◆ **Data provided**:
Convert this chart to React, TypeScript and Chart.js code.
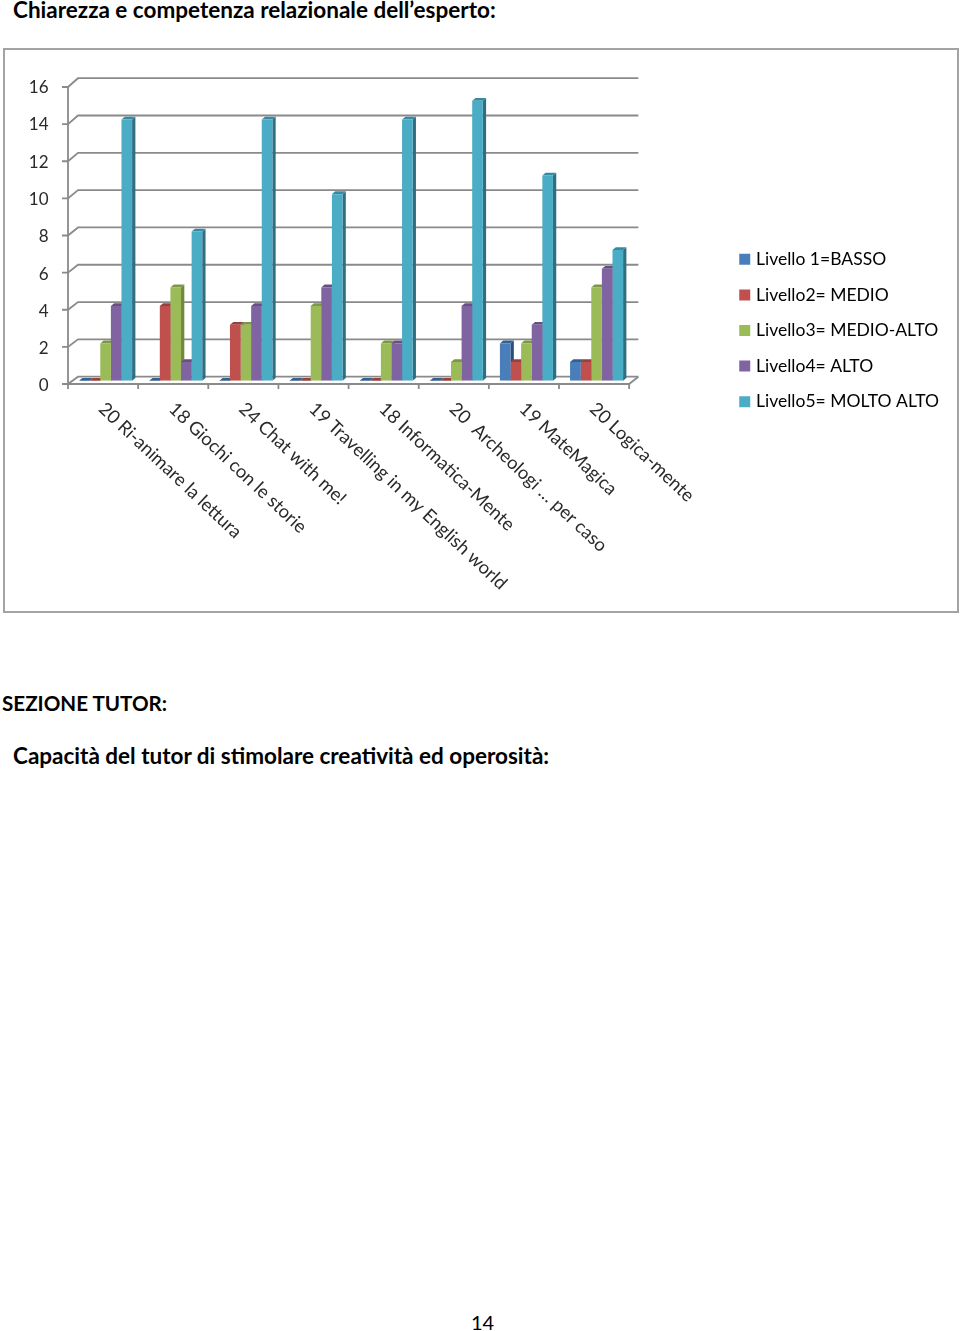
import React, { useEffect, useRef } from "react";
import { Chart, registerables } from "chart.js";

Chart.register(...registerables);

const categories = [
  "20 Ri-animare la lettura",
  "18 Giochi con le storie",
  "24 Chat with me!",
  "19 Travelling in my English world",
  "18 Informatica-Mente",
  "20  Archeologi … per caso",
  "19 MateMagica",
  "20 Logica-mente",
];
const livello1 = [0, 0, 0, 0, 0, 0, 2, 1];
const livello2 = [0, 4, 3, 0, 0, 0, 1, 1];
const livello3 = [2, 5, 3, 4, 2, 1, 2, 5];
const livello4 = [4, 1, 4, 5, 2, 4, 3, 6];
const livello5 = [14, 8, 14, 10, 14, 15, 11, 7];
const seriesNames = [
  "Livello 1=BASSO",
  "Livello2= MEDIO",
  "Livello3= MEDIO-ALTO",
  "Livello4= ALTO",
  "Livello5= MOLTO ALTO",
];
const faceColors = ["#4a7ebb", "#c0504d", "#9bbb59", "#8064a2", "#4bacc6"];
const sideColors = ["#2c4d75", "#8c3836", "#71893f", "#5c4776", "#2f6f82"];
const topColors = ["#34608f", "#98403d", "#7d9648", "#664f82", "#358ba2"];

const FONT = "Lato, 'Noto Sans', sans-serif";
const AXIS = "#8a8a8a";
const TEXT = "#2a2a2a";

const walls = {
  id: "walls",
  beforeDatasetsDraw(chart: any) {
    const { ctx, chartArea: a, scales } = chart;
    const y = scales.y;
    const backL = a.left + 7.5;
    const backR = a.right + 6.7;
    const frontL = a.left - 2.5;
    const frontR = a.right - 2.5;
    const base = y.getPixelForValue(0);
    const frontY = (p: number) => base + 3.3 - (base - p) * 0.995;
    ctx.save();
    ctx.strokeStyle = AXIS;
    ctx.lineWidth = 1.8;
    for (const t of y.ticks) {
      const p = y.getPixelForValue(t.value);
      ctx.beginPath();
      ctx.moveTo(frontL - 6, frontY(p));
      ctx.lineTo(frontL, frontY(p));
      ctx.lineTo(backL, p - 4);
      ctx.lineTo(backR, p - 4);
      ctx.stroke();
    }
    const fb = frontY(base);
    ctx.beginPath();
    ctx.moveTo(backR, base - 4);
    ctx.lineTo(frontR, fb);
    ctx.lineTo(frontL, fb);
    ctx.stroke();
    ctx.beginPath();
    ctx.moveTo(frontL, frontY(y.getPixelForValue(16)));
    ctx.lineTo(frontL, fb + 5);
    ctx.stroke();
    const n = categories.length;
    for (let i = 1; i <= n; i++) {
      const x = frontL + ((frontR - frontL) * i) / n;
      ctx.beginPath();
      ctx.moveTo(x, fb);
      ctx.lineTo(x, fb + 5);
      ctx.stroke();
    }
    // depth of the bars: side then top, series by series
    const d = 3.3;
    const h = 2.8;
    for (let c = 0; c < n; c++) {
      chart.data.datasets.forEach((_: any, s: number) => {
        const bar = chart.getDatasetMeta(s).data[c];
        const l = bar.x - bar.width / 2;
        const r = bar.x + bar.width / 2;
        const top = bar.y;
        const bottom = base;
        ctx.fillStyle = sideColors[s];
        ctx.beginPath();
        ctx.moveTo(r, top);
        ctx.lineTo(r + d, top - h);
        ctx.lineTo(r + d, bottom - h);
        ctx.lineTo(r, bottom);
        ctx.closePath();
        ctx.fill();
        ctx.fillStyle = topColors[s];
        ctx.beginPath();
        ctx.moveTo(l, top);
        ctx.lineTo(l + d, top - h);
        ctx.lineTo(r + d, top - h);
        ctx.lineTo(r, top);
        ctx.closePath();
        ctx.fill();
      });
    }
    ctx.restore();
  },
};

const slantedLabels = {
  id: "slantedLabels",
  afterDraw(chart: any) {
    const { ctx, scales } = chart;
    const x = scales.x;
    ctx.save();
    ctx.font = `18.4px ${FONT}`;
    ctx.fillStyle = TEXT;
    ctx.textAlign = "left";
    ctx.textBaseline = "middle";
    x.ticks.forEach((t: any, i: number) => {
      ctx.save();
      ctx.translate(x.getPixelForTick(i) - 4, 356);
      ctx.rotate((43.2 * Math.PI) / 180);
      ctx.fillText(x.getLabelForValue(t.value), 0, 0);
      ctx.restore();
    });
    ctx.restore();
  },
};

const seriesValues = [livello1, livello2, livello3, livello4, livello5];

function Text(p: { x: number; y: number; size: number; bold?: boolean; children: React.ReactNode }) {
  return (
    <div
      style={{
        position: "absolute",
        left: p.x,
        top: p.y,
        fontFamily: FONT,
        fontSize: p.size,
        fontWeight: p.bold ? 700 : 400,
        lineHeight: "24px",
        color: "#000",
        whiteSpace: "pre",
      }}
    >
      {p.children}
    </div>
  );
}

export default function App() {
  const ref = useRef<HTMLCanvasElement>(null);
  useEffect(() => {
    const chart = new Chart(ref.current!, {
      type: "bar",
      data: {
        labels: categories,
        datasets: seriesValues.map((data, i) => ({
          label: seriesNames[i],
          data,
          backgroundColor: faceColors[i],
          borderWidth: 0,
          barPercentage: 1,
          categoryPercentage: 0.756,
        })),
      },
      plugins: [walls, slantedLabels],
      options: {
        responsive: false,
        animation: false,
        layout: { padding: { top: 0, right: 9, left: 0, bottom: 0 } },
        plugins: {
          tooltip: { enabled: false },
          title: { display: false },
          legend: {
            display: true,
            position: "right",
            labels: {
              boxWidth: 5,
              boxHeight: 5,
              padding: 18.1,
              color: TEXT,
              font: { family: FONT, size: 17.5 },
              generateLabels: (c: any) =>
                c.data.datasets.map((ds: any, i: number) => ({
                  text: ds.label,
                  fillStyle: faceColors[i],
                  strokeStyle: faceColors[i],
                  lineWidth: 6,
                  hidden: false,
                  datasetIndex: i,
                })),
            },
          },
        },
        scales: {
          x: {
            grid: { display: false, drawTicks: false },
            border: { display: false },
            ticks: { display: false },
            afterFit: (s: any) => {
              s.height = 230.3;
            },
          },
          y: {
            min: 0,
            max: 16,
            grid: { display: false, drawTicks: false },
            border: { display: false },
            ticks: {
              stepSize: 2,
              padding: 22,
              labelOffset: 5.3,
              color: TEXT,
              font: { family: FONT, size: 17 },
            },
            afterFit: (s: any) => {
              s.width = 66.5;
            },
          },
          gap: {
            display: false,
            position: "right",
            afterFit: (s: any) => {
              s.width = 92.5;
            },
          },
          headroom: {
            display: false,
            position: "top",
            afterFit: (s: any) => {
              s.height = 32;
            },
          },
        },
      },
    } as any);
    return () => chart.destroy();
  }, []);
  return (
    <div style={{ position: "absolute", left: 0, top: 0, width: 960, height: 1331, overflow: "hidden", background: "#fff" }}>
      <Text x={13} y={-2} size={22.5} bold>Chiarezza e competenza relazionale dell’esperto:</Text>
      <div style={{ position: "absolute", left: 3, top: 48, width: 956, height: 565, boxSizing: "border-box", border: "2px solid #a3a3a3" }} />
      <canvas ref={ref} width={954} height={561} style={{ position: "absolute", left: 4, top: 50, width: 954, height: 561 }} />
      <Text x={2} y={691} size={20.6} bold>SEZIONE TUTOR:</Text>
      <Text x={13} y={744} size={22.5} bold>Capacità del tutor di stimolare creatività ed operosità:</Text>
      <Text x={471} y={1310} size={20}>14</Text>
    </div>
  );
}
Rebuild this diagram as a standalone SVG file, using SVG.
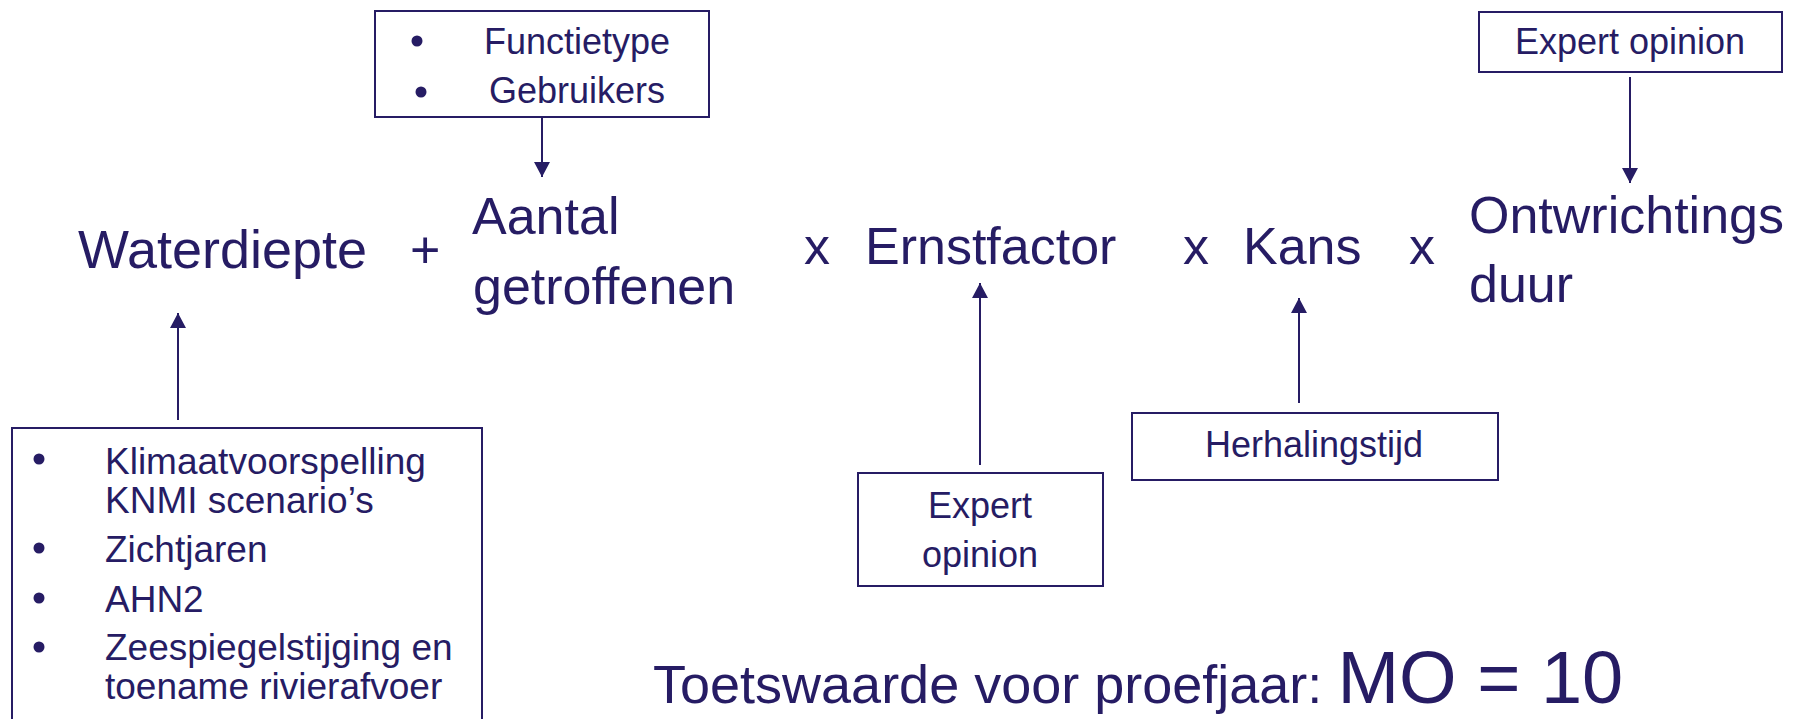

◆ **Short task**: Copy out every line of the listing that contains the string "this".

◆ **Exercise solution**:
Convert this chart to React, TypeScript and Chart.js code.
Rebuild this diagram as a standalone SVG file, using SVG.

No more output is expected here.